Студенты разошлись, опустив головы.
Этот эпизод был ловко использован, и многие из тех, кто примкнул к движению, поспешили отойти от него. Случаи отступничества вызвали несколько стычек и увеличили замешательство.
— А что вы ожидали от толпы грубиянов? — спросил Зе Мария, заметив колебания в состоянии духа друзей. — Если они хотят ездить верхом, предложите им вьючное седло.
— Ты забываешь, что мы не одиноки. Сознательность и храбрость не являются исключительно нашей привилегией, — с осуждением сказал Жулио. — Там есть люди, способные идти дальше, чем ты или я. Может быть, их сотни. Однако необходимо, чтобы никто не унывал из тех, кто считает себя лишенным поддержки.
Луис Мануэл, услышав эти слова, решил, что перед ним другой Жулио. Какой же из них настоящий? Во всяком случае, те слова, мужественные и скромные, в противоположность хвастливым заявлениям о том, что товарищ должен первым раскаиваться, казались ему значительно более обнадеживающими, чем бахвальство Жулио, к которому они привыкли. И однажды посреди улицы встретились студенты из враждующих групп: кто-то высказал мнение, что взывать к ректорату не только бессмысленно и бесполезно, но и неизбежно приведет к прямым репрессиям, от которых пострадают наименее состоятельные студенты, и они не смогут в будущем пользоваться стипендиями, субсидиями филантропического общества и другими привилегиями. Луис Мануэл во внезапном порыве смелости возразил:
— Иуда тоже продался за деньги!
Несколько кулаков обрушились на него. Один из студентов откуда-то извлек ножницы, намереваясь остричь волосы Луису Мануэлу, что являлось одним из самых унизительных оскорблений у студентов. Зе Марии удалось, однако, освободить его, оставив в руках нападавших клочья плаща и студенческой формы. Когда Луис Мануэл — уже далеко от места происшествия — обратил внимание на порванную одежду и исцарапанное до крови лицо друга, то он с признательностью в голосе сказал ему:
— Я хотел, чтобы вы пришли ко мне. Особенно ты.

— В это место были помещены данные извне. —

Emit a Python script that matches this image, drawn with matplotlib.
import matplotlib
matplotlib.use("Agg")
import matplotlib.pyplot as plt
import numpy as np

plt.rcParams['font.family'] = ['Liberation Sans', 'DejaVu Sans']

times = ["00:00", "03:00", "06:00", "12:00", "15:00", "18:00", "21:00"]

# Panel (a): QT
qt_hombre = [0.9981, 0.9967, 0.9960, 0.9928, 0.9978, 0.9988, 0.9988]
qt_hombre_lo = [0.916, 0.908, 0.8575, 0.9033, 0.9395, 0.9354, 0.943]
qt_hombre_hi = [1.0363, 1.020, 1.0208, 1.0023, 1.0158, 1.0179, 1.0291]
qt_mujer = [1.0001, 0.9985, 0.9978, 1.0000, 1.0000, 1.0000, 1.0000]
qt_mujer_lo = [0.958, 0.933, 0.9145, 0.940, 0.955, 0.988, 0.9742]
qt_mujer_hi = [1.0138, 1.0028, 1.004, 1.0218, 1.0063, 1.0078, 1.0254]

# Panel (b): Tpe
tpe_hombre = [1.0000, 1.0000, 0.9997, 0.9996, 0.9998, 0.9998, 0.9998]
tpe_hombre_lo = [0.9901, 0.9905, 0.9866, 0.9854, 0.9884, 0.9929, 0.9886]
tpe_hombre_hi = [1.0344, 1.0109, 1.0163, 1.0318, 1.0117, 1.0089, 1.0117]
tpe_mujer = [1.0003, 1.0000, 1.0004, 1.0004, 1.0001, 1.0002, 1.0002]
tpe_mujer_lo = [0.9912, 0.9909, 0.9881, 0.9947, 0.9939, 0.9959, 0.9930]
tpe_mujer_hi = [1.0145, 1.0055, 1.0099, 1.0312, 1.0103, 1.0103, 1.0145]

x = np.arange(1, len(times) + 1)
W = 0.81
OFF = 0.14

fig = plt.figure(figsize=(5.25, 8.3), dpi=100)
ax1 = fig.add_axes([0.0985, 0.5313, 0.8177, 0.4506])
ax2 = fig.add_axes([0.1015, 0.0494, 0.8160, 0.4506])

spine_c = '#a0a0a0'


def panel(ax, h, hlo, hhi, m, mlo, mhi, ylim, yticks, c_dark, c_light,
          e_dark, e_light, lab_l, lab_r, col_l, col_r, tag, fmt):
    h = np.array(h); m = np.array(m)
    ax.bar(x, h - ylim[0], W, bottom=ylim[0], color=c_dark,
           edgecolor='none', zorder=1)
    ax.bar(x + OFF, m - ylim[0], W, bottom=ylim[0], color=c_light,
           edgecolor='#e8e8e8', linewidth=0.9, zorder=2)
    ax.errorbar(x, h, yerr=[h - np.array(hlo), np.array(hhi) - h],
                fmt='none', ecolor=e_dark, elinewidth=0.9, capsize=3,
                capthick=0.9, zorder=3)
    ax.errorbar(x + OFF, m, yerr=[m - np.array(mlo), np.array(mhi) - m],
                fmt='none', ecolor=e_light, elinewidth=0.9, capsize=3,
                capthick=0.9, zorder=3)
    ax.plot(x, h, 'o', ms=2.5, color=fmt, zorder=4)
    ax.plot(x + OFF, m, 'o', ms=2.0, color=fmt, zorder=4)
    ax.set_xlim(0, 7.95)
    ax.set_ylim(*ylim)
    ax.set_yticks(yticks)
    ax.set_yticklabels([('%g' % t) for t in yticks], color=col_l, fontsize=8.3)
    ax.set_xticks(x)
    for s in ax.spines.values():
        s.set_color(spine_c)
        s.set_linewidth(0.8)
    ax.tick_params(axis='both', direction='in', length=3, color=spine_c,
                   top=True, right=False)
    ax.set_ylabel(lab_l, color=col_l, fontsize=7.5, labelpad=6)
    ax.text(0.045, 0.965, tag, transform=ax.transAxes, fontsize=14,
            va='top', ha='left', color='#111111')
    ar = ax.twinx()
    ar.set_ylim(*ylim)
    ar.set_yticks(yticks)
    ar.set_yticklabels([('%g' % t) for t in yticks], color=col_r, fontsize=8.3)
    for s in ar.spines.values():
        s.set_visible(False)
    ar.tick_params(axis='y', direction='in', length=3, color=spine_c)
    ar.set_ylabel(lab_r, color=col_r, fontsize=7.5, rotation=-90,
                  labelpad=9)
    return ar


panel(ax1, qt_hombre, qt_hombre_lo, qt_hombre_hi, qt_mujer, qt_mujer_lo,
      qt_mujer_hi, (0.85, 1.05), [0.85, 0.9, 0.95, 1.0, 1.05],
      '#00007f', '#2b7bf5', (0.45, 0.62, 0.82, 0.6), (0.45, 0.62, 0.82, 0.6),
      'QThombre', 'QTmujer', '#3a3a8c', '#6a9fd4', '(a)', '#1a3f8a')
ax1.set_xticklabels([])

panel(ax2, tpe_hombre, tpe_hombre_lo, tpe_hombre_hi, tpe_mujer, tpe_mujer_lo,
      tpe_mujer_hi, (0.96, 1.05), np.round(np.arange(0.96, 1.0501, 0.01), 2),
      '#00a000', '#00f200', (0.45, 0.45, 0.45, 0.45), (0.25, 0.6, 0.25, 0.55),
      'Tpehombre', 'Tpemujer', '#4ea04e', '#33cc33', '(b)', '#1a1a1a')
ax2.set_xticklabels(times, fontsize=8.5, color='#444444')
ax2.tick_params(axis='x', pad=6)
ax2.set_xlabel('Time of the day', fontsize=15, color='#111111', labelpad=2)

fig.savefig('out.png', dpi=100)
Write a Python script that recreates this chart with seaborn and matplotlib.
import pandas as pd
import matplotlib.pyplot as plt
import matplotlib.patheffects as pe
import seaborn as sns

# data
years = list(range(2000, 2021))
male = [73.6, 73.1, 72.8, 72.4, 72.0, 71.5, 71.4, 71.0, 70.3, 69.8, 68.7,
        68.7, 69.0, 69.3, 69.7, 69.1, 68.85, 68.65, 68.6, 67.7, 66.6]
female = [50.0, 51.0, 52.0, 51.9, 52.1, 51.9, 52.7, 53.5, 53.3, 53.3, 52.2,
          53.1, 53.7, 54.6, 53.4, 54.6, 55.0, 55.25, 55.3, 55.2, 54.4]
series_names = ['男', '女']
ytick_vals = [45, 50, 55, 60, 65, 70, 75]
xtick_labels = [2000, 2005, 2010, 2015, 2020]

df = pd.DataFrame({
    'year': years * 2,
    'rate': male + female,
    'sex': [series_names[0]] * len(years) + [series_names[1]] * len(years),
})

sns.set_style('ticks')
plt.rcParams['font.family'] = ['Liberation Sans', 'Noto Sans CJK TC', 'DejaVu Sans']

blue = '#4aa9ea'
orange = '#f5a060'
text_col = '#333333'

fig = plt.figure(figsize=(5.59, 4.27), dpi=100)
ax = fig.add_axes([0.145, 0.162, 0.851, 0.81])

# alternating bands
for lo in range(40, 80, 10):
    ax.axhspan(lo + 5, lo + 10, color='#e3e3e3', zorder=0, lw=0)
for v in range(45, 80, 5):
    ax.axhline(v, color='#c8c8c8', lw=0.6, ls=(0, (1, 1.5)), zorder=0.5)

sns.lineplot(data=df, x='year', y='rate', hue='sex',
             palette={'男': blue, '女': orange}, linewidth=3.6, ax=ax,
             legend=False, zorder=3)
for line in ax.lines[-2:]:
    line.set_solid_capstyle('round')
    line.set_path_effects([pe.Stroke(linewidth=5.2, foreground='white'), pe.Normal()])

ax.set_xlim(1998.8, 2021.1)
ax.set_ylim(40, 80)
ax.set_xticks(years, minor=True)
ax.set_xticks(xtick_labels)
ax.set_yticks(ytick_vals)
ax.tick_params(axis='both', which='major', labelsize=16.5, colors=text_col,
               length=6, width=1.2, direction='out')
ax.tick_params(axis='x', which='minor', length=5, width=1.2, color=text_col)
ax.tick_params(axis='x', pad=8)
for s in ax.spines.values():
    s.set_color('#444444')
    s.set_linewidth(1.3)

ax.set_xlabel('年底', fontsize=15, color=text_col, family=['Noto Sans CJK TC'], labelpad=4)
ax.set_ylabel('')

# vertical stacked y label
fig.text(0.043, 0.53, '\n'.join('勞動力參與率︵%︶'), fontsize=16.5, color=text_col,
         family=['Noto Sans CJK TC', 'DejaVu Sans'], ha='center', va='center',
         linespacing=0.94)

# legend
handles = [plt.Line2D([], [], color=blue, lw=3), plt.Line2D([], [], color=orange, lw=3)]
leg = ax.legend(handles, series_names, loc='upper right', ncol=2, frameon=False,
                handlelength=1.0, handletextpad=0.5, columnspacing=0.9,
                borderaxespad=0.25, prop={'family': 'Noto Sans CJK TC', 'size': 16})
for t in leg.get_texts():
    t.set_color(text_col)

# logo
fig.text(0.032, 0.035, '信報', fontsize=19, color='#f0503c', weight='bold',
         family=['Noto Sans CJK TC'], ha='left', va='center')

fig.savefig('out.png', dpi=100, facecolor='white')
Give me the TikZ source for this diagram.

— Согласен, но в другой раз оставь библию в покое. Чтоб эта взбучка пошла тебе на пользу.
Дона Марта, не обращая внимания на остальных друзей сына, встретила Зе Марию как героя. Она лично хотела удостовериться, хорошо ли позаботились о его ранах, и даже после того, как она собственноручно сменила повязки, ее было трудно убедить в том, что нет надобности прибегать к услугам домашнего врача, когда все уже считали, что она успокоилась, та вдруг прервала полдник криком:
— Бог мой! Столбняк!
Они переглянулись, рассматривая себя и гостиную, будто страшный намек на столбняк, такой неожиданный, был чем-то живым и осязаемым, каким-то насекомым, появившимся здесь из-за небрежности и неожиданно рассвирепевшим.
— Что случилось, дорогая? — спокойно спросил сеньор Алсибиадес.
— Разве вы не видите, что юноше угрожает столбняк и что ничего не сделано для того, чтобы предупредить его! Кто знает, какими ногтями его поцарапали!
Зе Мария солгал:
— Мне ввели сыворотку, сеньора. Так что я застрахован от неожиданностей.
— …Так вот, — начал Луис Мануэл напыщенным тоном, — моя мать решила помочь нам. Мне показалось, что наши коллеги особо опасаются того, что студенты, получившие помощь от филантропического общества, могут оказаться в проигрыше. Они умело спекулируют на угрозе. Мы должны устранить ее.
Во время наступившей паузы, когда сеньор Алсибиадес воспользовался вторжением Русака, чтобы удалиться вместе с ним, Луис Мануэл попытался найти среди присутствующих хотя бы скрытую поддержку. Он был, впрочем, первым, кто признал бессилие, скрывавшееся за его разглагольствованиями. Что за сотрудничество предлагал он товарищам, рисковавшим буквально всем? Деньги. Деньги и слова. Деньги родителей. И все-таки в нем горело то же самое пламя и была та же самая смелость, хотя и не всегда способные проявиться в действии. Зачем продолжать, если физическая трусость все расстраивала? Он никого не будет вводить в заблуждение. И наибольшее значение для него имеет то, что он не обманет себя. Как жалок он был в том идиотском эпизоде с дракой на улице! В то время как его протест оказался неэффективным и поспешным («в другой раз оставь библию в покое»), энергии Зе Марии, его кулаков было достаточно, чтобы восстановить престиж тех, кто боролся против узурпации студенческих привилегий. Зачем продолжать? Ему, сознававшему свою слабость, оставалось только вообразить их там, на улице, бесстрашных и неукротимых.